Property Name (screen)

Property Name (Attach Adapter)

Type

Description

Filename

Filename

String

The name and path of the file to read data from. You may specify a file name and path either by typing it in or by clicking the Browse button for this field. The path is relative to the server's adapters base folder and must be underneath that base folder. For more information, see Setting The Base Folder For File Input/Output Adapters. For details about the Browse and Edit buttons to the right of the filename, see the discussion following this table.

Loop count

LoopCount

Integer Min: 0 Max: 2000000000 Default: 1

If the Loop count is 1, the file is read only once and the adapter stops sending data once the end of file is reached. If the Loop count is greater than 1, then after finishing reading the file, the adapter start readings again from the beginning. If the Loop Count is 0, the adapter repeats indefinitely.

Rate

Rate

Float

If this property is non-zero, then the adapter reads data from file at the given rate (per second). Any timestamps in the input file are ignored.

Timestamp Base

TimestampBase

Timestamp

The point at which time starts for this adapter, relative to the file's first timestamp. For example, if Timestamp base is 0 and the first row's timestamp is 5000000 (in microseconds), the first row is sent 5 seconds (5000000 microseconds) after the module starts. If blank, the first row is sent immediately after the module starts.

Set Timestamp To Current Time

UseCurrentTimestamp

Boolean

If set to true, the adapter overrides the timestamp specified in the file with the current system time. Defaults to false.

Regular expression for parsing rows

RegEx

String

Regular expression to use when parsing rows.

Fields

Fields

String

Comma-separated list of fields corresponding to sub-expressions.

Ignore Mismatch

IgnoreMismatch

Boolean

If true, a line not matching the regular expression is ignored. If false, a line that does not match the regular expression causes the adapter to raise an error condition and stops.

Log Mismatch

LogMismatch

Boolean

If true, lines that don't match the regular expression are logged. If false, the mismatched lines are dropped silently. This option is only used when Ignore Mismatch option is set to true.

Timestamp column format

TimestampColumnFormat

String

Specifies the format of the timestamp columns (for example, YYYY/MM/DD HH24:MI:SS.FF). If no timestamp format is specified, the adapter assumes that the timestamp is represented as a number of microseconds from 00:00:00 Jan 1, 1970 UTC/GMT. . Note that this format specifier applies to all input columns of type TIMESTAMP, not only to the row timestamp column. This means that ALL columns of type TIMESTAMP must be formatted the same way; you cannot specify independent formats for each TIMESTAMP column. For more information, see Reading, Writing, and Converting Timestamps

This adapter always has a 3-second startup delay before the first row is sent. If looping is used, the 3-second delay occurs only on the first iteration of the loop, not subsequent iterations.

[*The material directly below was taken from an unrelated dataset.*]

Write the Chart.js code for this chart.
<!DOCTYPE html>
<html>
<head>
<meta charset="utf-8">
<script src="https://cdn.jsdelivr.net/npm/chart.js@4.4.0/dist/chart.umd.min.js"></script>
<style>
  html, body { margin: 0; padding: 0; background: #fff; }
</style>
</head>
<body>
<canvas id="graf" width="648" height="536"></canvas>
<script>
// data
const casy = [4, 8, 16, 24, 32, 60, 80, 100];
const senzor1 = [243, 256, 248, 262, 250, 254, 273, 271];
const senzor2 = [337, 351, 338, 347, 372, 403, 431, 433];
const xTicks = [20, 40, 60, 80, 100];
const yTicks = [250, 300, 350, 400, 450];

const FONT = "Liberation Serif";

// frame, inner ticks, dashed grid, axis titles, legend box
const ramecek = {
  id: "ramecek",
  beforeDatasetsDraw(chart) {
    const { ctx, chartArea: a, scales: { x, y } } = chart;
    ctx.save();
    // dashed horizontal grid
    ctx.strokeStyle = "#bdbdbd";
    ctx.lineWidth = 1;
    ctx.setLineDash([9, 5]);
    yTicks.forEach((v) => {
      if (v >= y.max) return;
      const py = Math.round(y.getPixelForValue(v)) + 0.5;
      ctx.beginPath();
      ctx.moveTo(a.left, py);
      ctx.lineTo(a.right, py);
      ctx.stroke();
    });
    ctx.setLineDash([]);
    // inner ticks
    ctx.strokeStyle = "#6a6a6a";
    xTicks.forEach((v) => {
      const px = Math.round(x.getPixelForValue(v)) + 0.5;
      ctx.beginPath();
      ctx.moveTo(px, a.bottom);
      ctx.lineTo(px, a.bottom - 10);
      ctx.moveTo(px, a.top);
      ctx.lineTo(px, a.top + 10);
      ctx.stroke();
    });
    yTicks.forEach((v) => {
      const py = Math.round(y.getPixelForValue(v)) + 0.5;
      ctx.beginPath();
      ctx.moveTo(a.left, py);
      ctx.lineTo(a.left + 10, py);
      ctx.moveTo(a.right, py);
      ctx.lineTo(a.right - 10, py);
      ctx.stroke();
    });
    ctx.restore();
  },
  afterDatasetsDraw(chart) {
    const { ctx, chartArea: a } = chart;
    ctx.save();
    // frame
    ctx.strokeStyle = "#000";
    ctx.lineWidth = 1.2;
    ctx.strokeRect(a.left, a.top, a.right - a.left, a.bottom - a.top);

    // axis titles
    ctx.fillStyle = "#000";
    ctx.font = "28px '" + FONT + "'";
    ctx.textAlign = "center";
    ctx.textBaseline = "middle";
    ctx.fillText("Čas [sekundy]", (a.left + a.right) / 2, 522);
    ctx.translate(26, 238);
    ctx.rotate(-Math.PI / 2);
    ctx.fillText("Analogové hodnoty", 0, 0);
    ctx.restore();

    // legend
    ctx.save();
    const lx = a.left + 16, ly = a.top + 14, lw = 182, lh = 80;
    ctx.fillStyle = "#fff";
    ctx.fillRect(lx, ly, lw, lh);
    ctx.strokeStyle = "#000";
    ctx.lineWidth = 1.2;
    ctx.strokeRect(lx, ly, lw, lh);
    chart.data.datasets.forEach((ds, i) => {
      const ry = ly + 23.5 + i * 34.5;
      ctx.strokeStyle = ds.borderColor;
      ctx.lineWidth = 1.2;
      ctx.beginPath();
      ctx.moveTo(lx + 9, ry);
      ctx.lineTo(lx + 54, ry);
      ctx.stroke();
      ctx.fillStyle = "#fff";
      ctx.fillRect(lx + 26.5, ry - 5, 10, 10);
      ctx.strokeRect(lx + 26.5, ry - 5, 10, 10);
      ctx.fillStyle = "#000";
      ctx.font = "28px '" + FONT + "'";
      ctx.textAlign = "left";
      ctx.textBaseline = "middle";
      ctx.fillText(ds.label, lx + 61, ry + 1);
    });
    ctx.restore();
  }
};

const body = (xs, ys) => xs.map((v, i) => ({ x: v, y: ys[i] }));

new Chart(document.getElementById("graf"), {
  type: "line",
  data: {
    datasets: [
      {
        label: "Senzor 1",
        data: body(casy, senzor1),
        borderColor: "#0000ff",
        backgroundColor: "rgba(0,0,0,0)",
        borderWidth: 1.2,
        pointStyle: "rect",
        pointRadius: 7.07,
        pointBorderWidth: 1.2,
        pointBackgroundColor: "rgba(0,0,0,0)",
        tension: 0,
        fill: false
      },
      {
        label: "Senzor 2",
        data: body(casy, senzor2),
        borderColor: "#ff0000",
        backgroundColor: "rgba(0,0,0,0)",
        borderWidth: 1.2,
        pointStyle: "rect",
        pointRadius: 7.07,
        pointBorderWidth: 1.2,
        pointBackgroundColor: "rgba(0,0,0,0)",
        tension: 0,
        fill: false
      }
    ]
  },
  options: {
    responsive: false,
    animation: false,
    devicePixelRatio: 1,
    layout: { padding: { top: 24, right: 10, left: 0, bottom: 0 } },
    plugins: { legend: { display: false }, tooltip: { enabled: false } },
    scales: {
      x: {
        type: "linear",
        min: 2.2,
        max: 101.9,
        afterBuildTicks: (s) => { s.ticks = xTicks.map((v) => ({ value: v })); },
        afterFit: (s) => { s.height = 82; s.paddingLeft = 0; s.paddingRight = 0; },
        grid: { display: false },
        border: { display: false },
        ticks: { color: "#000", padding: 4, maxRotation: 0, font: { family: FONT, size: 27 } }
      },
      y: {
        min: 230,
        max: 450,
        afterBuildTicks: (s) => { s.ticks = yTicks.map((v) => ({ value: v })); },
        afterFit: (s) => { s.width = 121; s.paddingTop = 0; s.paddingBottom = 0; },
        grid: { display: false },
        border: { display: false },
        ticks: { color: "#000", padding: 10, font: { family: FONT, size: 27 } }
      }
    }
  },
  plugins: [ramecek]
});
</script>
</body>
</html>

Note: Each input stream has a property (see the stream's Properties tab in Studio) that can specify whether to use the current server timestamp value instead of the row timestamp set by the adapter. If this stream property is set to true, it overrides any row timestamp set by the adapter

The "Browse" button for the filename property: The Adapter Properties screen in Sybase CEP Studio allows you to specify an input path and file name for the file by clicking the Browse button and identifying the file. The path is relative to the adapters base folder, either as specified for Sybase CEP Server running on the same computer as Sybase CEP Studio, or as specified in the preferences for Sybase CEP Studio. For more information, see Setting The Base Folder For File Input/Output Adapters. In order for this feature to work properly, make sure that the Adapter's Base Folder field in Studio Settings is set to the same folder as the adapters base folder for Sybase CEP Server. The Base Folder setting for the Server is specified during the installation process, and can also be changed later in the Sybase CEP Server's c8-server.conf file. The base folder setting for Sybase CEP Studio can be set from the Tools->Settings command on the Sybase CEP Studio menu.

The "Edit" button for the filename property: The edit button opens an editor that will allow you to edit any file whose name you entered into the filename field. This allows you to correct errors in the data. If the file's extension is "csv" or "xml", Sybase CEP Studio opens the appropriate editor specified in the "External Tools" tab available from the menu item "Tools -> Settings". For files with other extensions, on Microsoft Windows the editor is the one specified by the operating system's file associations. On UNIX-like operating systems, Sybase CEP Studio opens the editor specified by the EDITOR environment variable.

Note:

When you click the Edit button, Sybase CEP Studio will look for the file in the Sybase CEP Repository, even if the adapters base folder is set to another location. You may need to use the Browse button (adjacent to the Edit button) to navigate to the desired directory before you try to edit the file.